SL4 Pro Darth Maul edition. Finally got her built up. Can't wait to ride her tomorrow!


----------



## rcjunkie3000 (Sep 5, 2009)

Nice! I think mine is still in a container ship in Asia. I ordered one back in December!


----------



## nis240sxt (Oct 6, 2004)

Hang in there RC, it will be worth it!


----------



## King Arthur (Nov 13, 2009)

Still waiting on my from the bike shop. First they can't get the frame until May or June. Then when I cancel the order, they magically can find the frame, now we can't get the gruppo, brake calipers and wheels. About ready to s#$% can this entire deal if they can't get their collective act together.


----------



## PJ352 (Dec 5, 2007)

Wow... she's a beaut. Congrats!!


----------



## rcjunkie3000 (Sep 5, 2009)

Glad you got your sl4 when you did. My order was canceled last week. Specialized won't be manudacturing anymore raceblack sl4 frames in my size. I waited 4 months. Disappointed with Specialized's new method of doing business. Spoke to a rep at Sea Otter. He said once you see the frame you like, place an order right away.

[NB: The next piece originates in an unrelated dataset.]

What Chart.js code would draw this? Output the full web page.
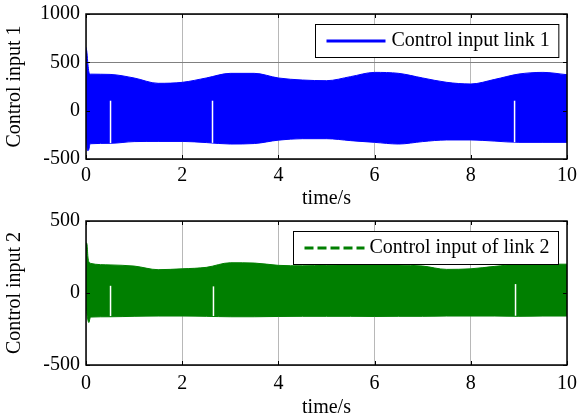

Lbs located a 2012 raceblack sl3 expert full bike for me today, last two in the warehouse. It's not the sl4 but it is the color i wanted and a full bike for less than the frameset i ordered. It will do for now. I'll accessorize with s-works parts .


----------



## SIX:am (Oct 13, 2007)

Sweet looking bike John!!! We need to ride soon. Haven't seen you guys in awhile.


----------



## jkompa (May 15, 2012)

Love the clean black look with subtle red not too busy.


----------



## o0adam0o (Jul 24, 2010)

That thing is so sick!


----------



## aclinjury (Sep 12, 2011)

(Not meant to be a wise crack question)
What is custom about it? frame or geometry? the paint?

nice color scheme.


----------



## PJ352 (Dec 5, 2007)

aclinjury said:


> (Not meant to be a wise crack question)
> *What is custom about it?* frame or geometry? the paint?
> 
> nice color scheme.


The build. AFAIK we can't buy it from Specialized as pictured.


----------



## nis240sxt (Oct 6, 2004)

PJ hit it right on the head, thanks for all the compliments. The bike is a beast!


----------